Every tree has two leaves. Is my proof ok?

A tree is a connected acyclic graph. A leaf is a vertex of degree one. The distance $d(u,v)$ between two vertices $u$ and $v$ of a graph is the length of the shortest path from $u$ to $v$.

Theorem. Every tree $G$ on at least two vertices has at least two leaves.

Proof. Let $G$ be a tree. Let $u$ and $v$ be vertices of $G$ with maximum distance, say $n$. Claim both $u$ and $v$ are leaves. Let $p_0,\ldots,p_n$ be a path of length $n$ with $p_0=u$ and $p_n=v$. Suppose $v$ is not a leaf. Then there exists a vertex $w$ adjacent to $v$ which is not $p_{n-1}$. Since $G$ is acyclic we know that in fact $w$ is not any $p_i$.

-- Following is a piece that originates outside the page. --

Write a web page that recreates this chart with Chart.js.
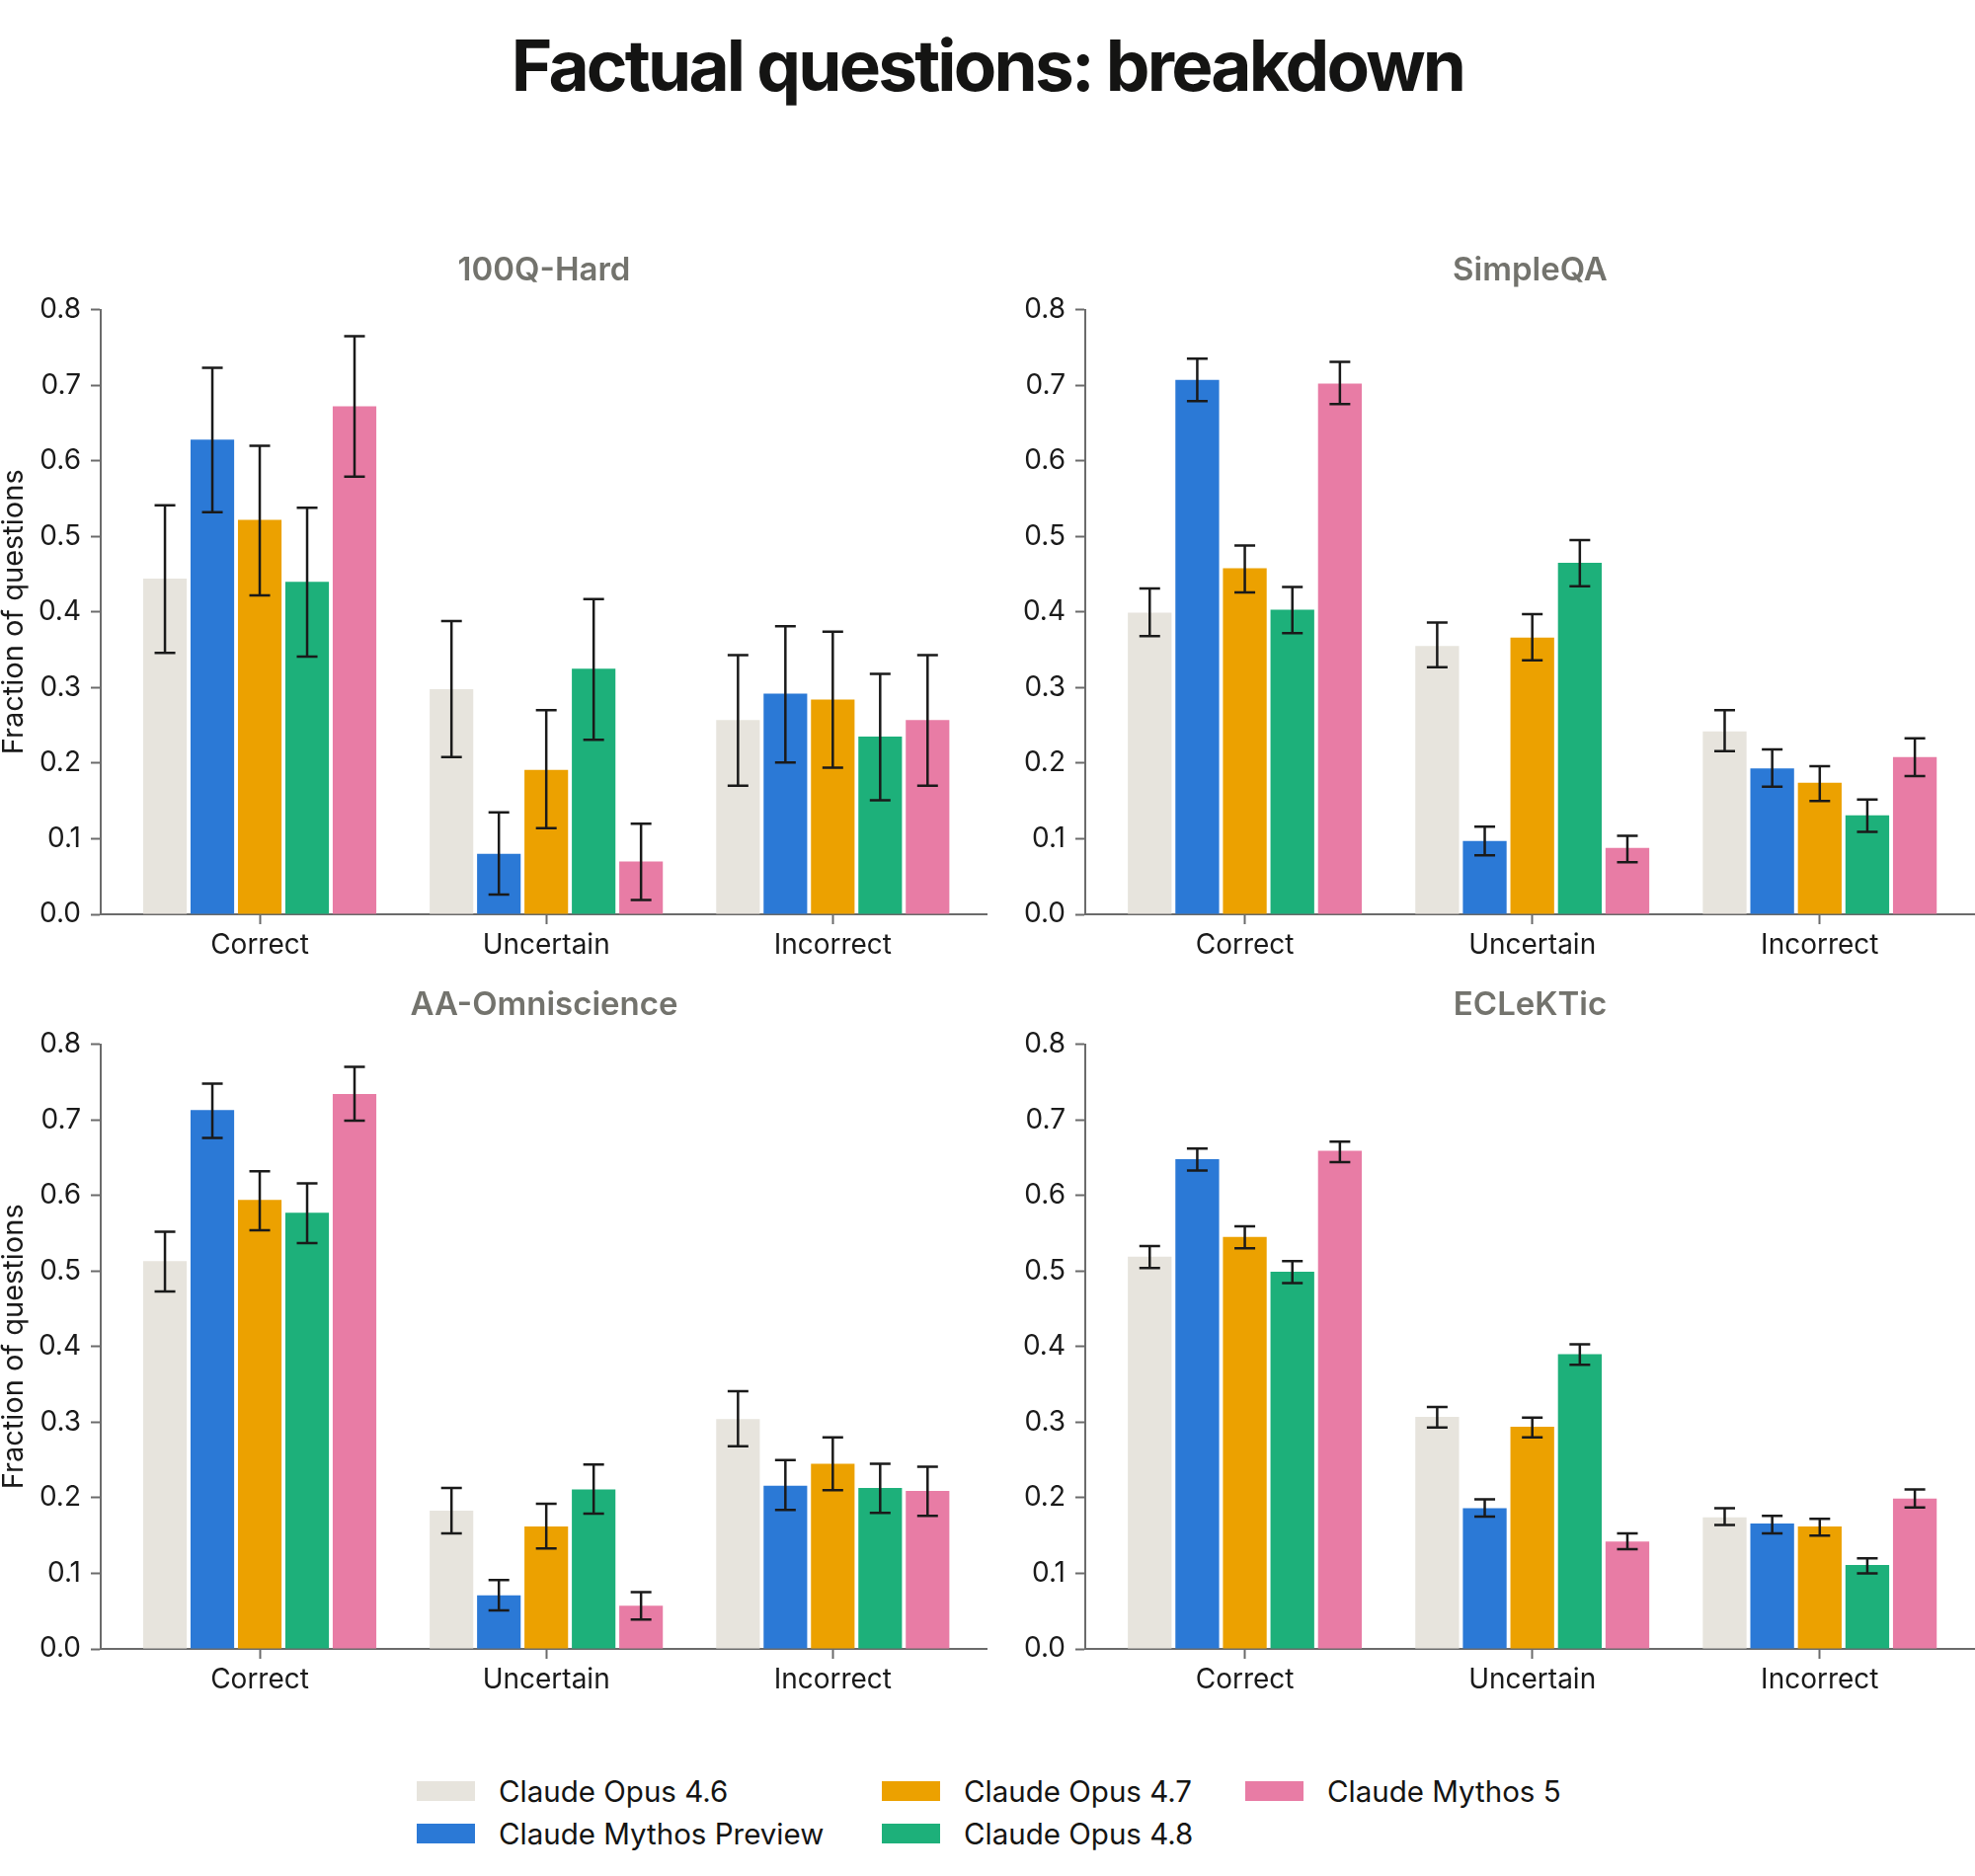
<!DOCTYPE html>
<html>
<head>
<meta charset="utf-8">
<script src="https://cdn.jsdelivr.net/npm/chart.js@4.4.1/dist/chart.umd.min.js"></script>
<style>
  body { margin: 0; background: #fff; width: 2000px; height: 1900px; position: relative; font-family: Inter, sans-serif; overflow: hidden; }
  #title { position: absolute; left: 0; top: 31px; width: 2000px; text-align: center; font-size: 71px; line-height: 1; font-weight: 700; letter-spacing: -2.8px; color: #141413; }
  canvas { position: absolute; }
  .item { position: absolute; height: 40px; display: flex; align-items: center; font-size: 29.5px; color: #141413; white-space: nowrap; }
  .swatch { width: 59px; height: 20px; margin-right: 24px; }
</style>
</head>
<body>
<div id="title">Factual questions: breakdown</div>
<canvas id="c0" width="1000" height="740" style="left:0;top:240px"></canvas>
<canvas id="c1" width="1000" height="740" style="left:1000px;top:240px"></canvas>
<canvas id="c2" width="1000" height="740" style="left:0;top:984px"></canvas>
<canvas id="c3" width="1000" height="740" style="left:1000px;top:984px"></canvas>
<div id="legend"></div>
<script>
const categories = ['Correct', 'Uncertain', 'Incorrect'];
const models = ['Claude Opus 4.6', 'Claude Mythos Preview', 'Claude Opus 4.7', 'Claude Opus 4.8', 'Claude Mythos 5'];
const colors = ['#e7e4dd', '#2b79d6', '#eca100', '#1db07a', '#e87ca5'];
const yTicks = [0, 0.1, 0.2, 0.3, 0.4, 0.5, 0.6, 0.7, 0.8];

// one row per model, columns follow categories
const hardMean = [[0.444, 0.298, 0.257], [0.628, 0.080, 0.292], [0.522, 0.191, 0.284], [0.440, 0.325, 0.235], [0.672, 0.070, 0.257]];
const hardLow  = [[0.346, 0.208, 0.170], [0.532, 0.026, 0.201], [0.422, 0.114, 0.194], [0.341, 0.231, 0.151], [0.579, 0.019, 0.170]];
const hardHigh = [[0.541, 0.388, 0.343], [0.723, 0.135, 0.381], [0.620, 0.270, 0.374], [0.538, 0.417, 0.318], [0.765, 0.120, 0.343]];

const simpleMean = [[0.399, 0.355, 0.242], [0.707, 0.097, 0.193], [0.458, 0.366, 0.174], [0.403, 0.465, 0.131], [0.702, 0.088, 0.208]];
const simpleLow  = [[0.368, 0.327, 0.216], [0.679, 0.078, 0.169], [0.426, 0.336, 0.150], [0.372, 0.434, 0.109], [0.675, 0.069, 0.183]];
const simpleHigh = [[0.431, 0.386, 0.270], [0.735, 0.116, 0.218], [0.488, 0.397, 0.196], [0.433, 0.495, 0.152], [0.731, 0.104, 0.233]];

const aaMean = [[0.513, 0.183, 0.304], [0.713, 0.071, 0.216], [0.594, 0.162, 0.245], [0.577, 0.211, 0.213], [0.734, 0.057, 0.209]];
const aaLow  = [[0.473, 0.153, 0.268], [0.676, 0.051, 0.184], [0.554, 0.133, 0.210], [0.537, 0.179, 0.180], [0.699, 0.039, 0.176]];
const aaHigh = [[0.552, 0.213, 0.341], [0.748, 0.091, 0.250], [0.632, 0.192, 0.280], [0.616, 0.244, 0.245], [0.770, 0.075, 0.241]];

const eclMean = [[0.519, 0.307, 0.174], [0.648, 0.186, 0.166], [0.545, 0.294, 0.162], [0.499, 0.390, 0.111], [0.659, 0.142, 0.199]];
const eclLow  = [[0.504, 0.293, 0.164], [0.633, 0.175, 0.153], [0.530, 0.280, 0.150], [0.484, 0.376, 0.100], [0.644, 0.132, 0.187]];
const eclHigh = [[0.533, 0.320, 0.186], [0.662, 0.198, 0.176], [0.559, 0.306, 0.172], [0.513, 0.403, 0.120], [0.671, 0.153, 0.211]];

const panels = [
  { id: 'c0', title: '100Q-Hard', mean: hardMean, low: hardLow, high: hardHigh, yTitle: true },
  { id: 'c1', title: 'SimpleQA', mean: simpleMean, low: simpleLow, high: simpleHigh, yTitle: false },
  { id: 'c2', title: 'AA-Omniscience', mean: aaMean, low: aaLow, high: aaHigh, yTitle: true },
  { id: 'c3', title: 'ECLeKTic', mean: eclMean, low: eclLow, high: eclHigh, yTitle: false }
];

Chart.defaults.font.family = 'Inter, sans-serif';
const axisGrey = '#6b6b6b';
const ink = '#1a1a1a';

// caps + whiskers on every bar
const errorBars = {
  id: 'errorBars',
  afterDatasetsDraw(chart) {
    const ctx = chart.ctx, y = chart.scales.y;
    ctx.save();
    ctx.strokeStyle = ink;
    ctx.lineWidth = 2.5;
    chart.data.datasets.forEach((ds, i) => {
      chart.getDatasetMeta(i).data.forEach((bar, j) => {
        const top = y.getPixelForValue(ds.errHigh[j]);
        const bot = y.getPixelForValue(ds.errLow[j]);
        ctx.beginPath();
        ctx.moveTo(bar.x, top); ctx.lineTo(bar.x, bot);
        ctx.moveTo(bar.x - 10.5, top); ctx.lineTo(bar.x + 10.5, top);
        ctx.moveTo(bar.x - 10.5, bot); ctx.lineTo(bar.x + 10.5, bot);
        ctx.stroke();
      });
    });
    ctx.restore();
  }
};

panels.forEach(p => {
  new Chart(document.getElementById(p.id), {
    type: 'bar',
    data: {
      datasets: models.map((m, i) => ({
        label: m,
        data: categories.map((c, k) => ({ x: k, y: p.mean[i][k] })),
        errLow: p.low[i],
        errHigh: p.high[i],
        backgroundColor: colors[i],
        borderWidth: 0,
        categoryPercentage: 0.827,
        barPercentage: 0.92
      }))
    },
    options: {
      responsive: false,
      animation: false,
      layout: { padding: 0 },
      plugins: {
        legend: { display: false },
        tooltip: { enabled: false },
        title: {
          display: true, text: p.title, fullSize: false,
          font: { size: 33, weight: '600' }, color: '#73736d',
          padding: { top: 14, bottom: 20 }
        }
      },
      scales: {
        x: {
          type: 'linear', min: -0.555, max: 2.54, offset: false,
          afterBuildTicks: s => { s.ticks = categories.map((c, k) => ({ value: k })); },
          ticks: { callback: v => categories[v], font: { size: 28 }, color: ink, padding: 5, maxRotation: 0, autoSkip: false },
          grid: { offset: false, drawOnChartArea: false, drawTicks: true, tickLength: 10, tickWidth: 2, color: axisGrey },
          border: { display: true, color: axisGrey, width: 2 },
          afterFit: s => { s.height = 54; }
        },
        y: {
          min: 0, max: 0.8,
          afterBuildTicks: s => { s.ticks = yTicks.map(v => ({ value: v })); },
          ticks: { callback: v => v.toFixed(1), font: { size: 28 }, color: ink, padding: 10 },
          grid: { drawOnChartArea: false, drawTicks: true, tickLength: 10, tickWidth: 2, color: axisGrey },
          border: { display: true, color: axisGrey, width: 2 },
          title: { display: p.yTitle, text: 'Fraction of questions', font: { size: 29, lineHeight: 1 }, color: ink, padding: 0 },
          afterFit: s => { s.width = p.yTitle ? 102 : 99; }
        }
      }
    },
    plugins: [errorBars]
  });
});

// legend filled column by column, like the source figure
const legendCols = [422, 893, 1261];
const legendRows = [1794, 1837];
const legend = document.getElementById('legend');
models.forEach((m, i) => {
  const item = document.createElement('div');
  item.className = 'item';
  item.style.left = legendCols[Math.floor(i / 2)] + 'px';
  item.style.top = legendRows[i % 2] + 'px';
  const sw = document.createElement('span');
  sw.className = 'swatch';
  sw.style.background = colors[i];
  item.appendChild(sw);
  item.appendChild(document.createTextNode(m));
  legend.appendChild(item);
});
</script>
</body>
</html>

Let $p_{n+1}=w$. We know $p_0 ,...,p_n,p_{n+1}$ is a path (vertices are distinct), clearly of length $n+1$. There must be a shorter path $W$ from $p_0$ to $p_{n+1}$. There exists a $p_i$ such that $p_i\in W$ but $p_{i+1}\notin W$. Let $$m=\min\{i<j\leq n+1:p_j\in W\}.$$ Then $p_i,...,p_m$ must be part of a cycle in $G$. Contradiction.

This is very different from what my book has, but this seemed like the natural way to prove the theorem.

Solution 1:

As F.Webber indicated, it suffices to select the endpoints of a maximal path, since such a path can neither be extended nor loop back on itself.

Alternatively, you can prove this by induction. Base Case: The $2$-vertex tree has two leaves. Induction: Every tree with at least $3$ vertices can be constructed by attaching a pendent edge to a smaller graph; the additional edge adds a new leaf and covers at most one leaf.